# What is the mole fraction of KCl in an aqueous solution that contains 26.3% KCl?

Sep 7, 2016

$0.079$

#### Explanation:

This question is impossible to answer without making some assumptions.

I am going to assume that we are dealing with a $\text{w/w}$ (weight by weight) percentage solution (for more information on percentage solutions please see this blog post: Calculating Percentage Solutions). The reason I am working on $\text{w/w}$ is because if this is a $\text{w/v}$ solution I would have $26.3$ $g$ of $K C l$ in a final volume of $100$ $m l$, and as we will see, I need to know the exact amount of water added. The difference between a $\text{w/w}$ and $\text{w/v}$ solution is most probably negligible, but science is all about being accurate.

The mole fraction is the number of moles of something divided by the number of total moles present.

$\text{mole fraction" = "moles" / "total moles present}$

First, let us work out the number of moles of $K C l$ present.
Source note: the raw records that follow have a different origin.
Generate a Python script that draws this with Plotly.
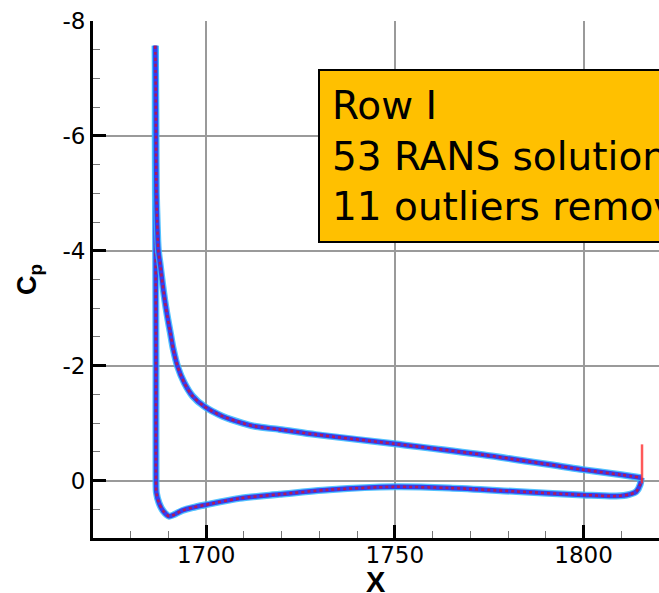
import plotly.graph_objects as go

# Pressure side (from trailing edge towards leading edge, then up the leading-edge spike)
x_lower = [1815.3, 1815.0, 1814.0, 1812.2, 1808.7, 1799.8, 1782.2, 1764.5, 1749.9, 1732.6,
           1719.4, 1708.8, 1700.0, 1696.4, 1693.7, 1690.2, 1688.6, 1687.5, 1686.8, 1686.7,
           1686.7, 1686.6, 1686.5, 1686.5]
cp_lower = [-0.05, 0.07, 0.19, 0.24, 0.27, 0.25, 0.19, 0.13, 0.11, 0.16,
            0.24, 0.31, 0.42, 0.47, 0.52, 0.62, 0.53, 0.39, 0.21, 0.00,
            -2.00, -4.00, -6.00, -7.57]

# Suction side (from suction peak towards trailing edge)
x_upper = [1686.5, 1686.6, 1686.7, 1686.8, 1687.0, 1687.3, 1687.8, 1688.4, 1689.0, 1689.7,
           1690.5, 1691.3, 1692.4, 1694.2, 1696.4, 1699.5, 1704.3, 1709.6, 1713.2, 1719.4,
           1729.1, 1749.9, 1773.3, 1799.8, 1810.0, 1815.3]
cp_upper = [-7.57, -7.00, -6.00, -5.00, -4.50, -4.02, -3.76, -3.44, -3.15, -2.86,
            -2.57, -2.28, -1.99, -1.70, -1.47, -1.29, -1.12, -1.00, -0.94, -0.89,
            -0.80, -0.64, -0.45, -0.19, -0.10, -0.05]

# Outlier spike at the trailing edge (red only)
x_te_spike = [1815.5, 1815.5]
cp_te_spike = [0.05, -0.63]

y_tickvals = [-8, -6, -4, -2, 0]
y_ticktext = ["-8", "-6", "-4", "-2", "0"]
x_tickvals = [1700, 1750, 1800]
x_ticktext = ["1700", "1750", "1800"]

box_lines = ["Row I", "53 RANS solutions", "11 outliers removed"]

fig = go.Figure()

for xs, ys in [(x_lower, cp_lower), (x_upper, cp_upper)]:
    fig.add_trace(go.Scatter(x=xs, y=ys, mode="lines",
                             line=dict(color="#35B8FF", width=7, shape="spline", smoothing=0.8),
                             opacity=0.85, hoverinfo="skip", showlegend=False))
    fig.add_trace(go.Scatter(x=xs, y=ys, mode="lines",
                             line=dict(color="#3636EE", width=4.5, shape="spline", smoothing=0.8),
                             opacity=0.95, hoverinfo="skip", showlegend=False))
    fig.add_trace(go.Scatter(x=xs, y=ys, mode="lines",
                             line=dict(color="#D81028", width=2.5, dash="dot", shape="spline", smoothing=0.8),
                             opacity=0.75, hoverinfo="skip", showlegend=False))

fig.add_trace(go.Scatter(x=x_te_spike, y=cp_te_spike, mode="lines",
                         line=dict(color="#FF3030", width=2.5), opacity=0.8,
                         hoverinfo="skip", showlegend=False))

axis_common = dict(
    showline=True, linecolor="black", linewidth=3,
    showgrid=True, gridcolor="#9a9a9a", gridwidth=1.5,
    ticks="inside", ticklen=13, tickwidth=3, tickcolor="black",
    zeroline=False,
    tickfont=dict(family="DejaVu Sans", size=23, color="black"),
)

fig.update_xaxes(range=[1670, 1820], tickvals=x_tickvals, ticktext=x_ticktext,
                 ticklabelstandoff=-6,
                 minor=dict(dtick=10, ticks="inside", ticklen=7, tickwidth=1.2,
                            tickcolor="#777777", showgrid=False),
                 **axis_common)
fig.update_yaxes(range=[1, -8], tickvals=y_tickvals, ticktext=y_ticktext,
                 minor=dict(dtick=0.5, ticks="inside", ticklen=7, tickwidth=1.2,
                            tickcolor="#777777", showgrid=False),
                 **axis_common)

fig.add_annotation(xref="paper", yref="paper", x=0, y=0.5, xshift=-64.5,
                   text="<b>C<sub>p</sub></b>", textangle=-90, showarrow=False,
                   xanchor="center", yanchor="middle",
                   font=dict(family="Liberation Sans", size=27, color="black"))
fig.add_annotation(xref="paper", yref="paper", x=0.5, y=0, yshift=-44,
                   text="<b>X</b>", showarrow=False,
                   xanchor="center", yanchor="middle",
                   font=dict(family="Liberation Sans", size=29, color="black"))

fig.add_annotation(xref="paper", yref="paper", x=(318 - 93) / 566, y=(538 - 69) / 517,
                   text="<br>".join(box_lines), showarrow=False, align="left",
                   xanchor="left", yanchor="top",
                   bgcolor="#FFC000", bordercolor="black", borderwidth=2, borderpad=12,
                   font=dict(family="DejaVu Sans", size=39, color="black"))

fig.update_layout(
    width=659, height=593,
    margin=dict(l=93, r=0, t=21, b=55),
    paper_bgcolor="white", plot_bgcolor="white",
)

fig.write_html("out.html")
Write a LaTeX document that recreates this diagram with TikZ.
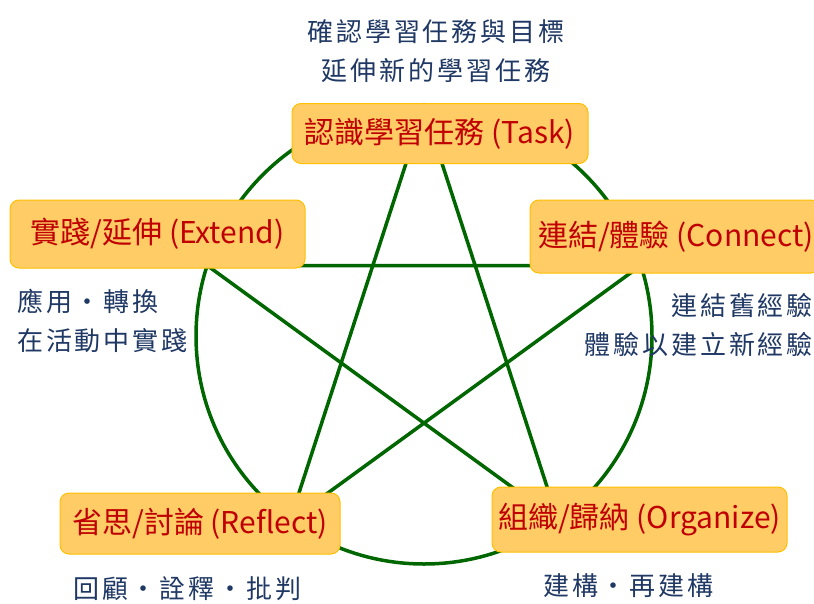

A 26.3% $\text{w/w}$ solution would contain $26.3$ $g$ of $K C l$ per $100$ $g$ of solution.

The molecular weight of $K C l$ is: $74.5513$ $g$/$m o l$

Hence, $26.3$ $g$ of $K C l$ is $\frac{26.3}{74.5513}$ = $0.353$ moles.

A $\text{w/w}$ percentage solution has a final weight of $100$ $g$. We have $26.3$ $g$ of $K C l$, so the water must weigh $100 - 26.3$ = $73.7$ $g$.

The molecular weight of water is: $18.01528$ $g$/$m o l$.

Hence we have, $\frac{73.7}{18.01528}$ = $4.091$ moles.

Therefore we have:

"mole fraction" = 0.353 / ("("0.353 + 4.091")")

$\text{mole fraction} = \frac{0.353}{4.444}$

$\text{mole fraction} = 0.079$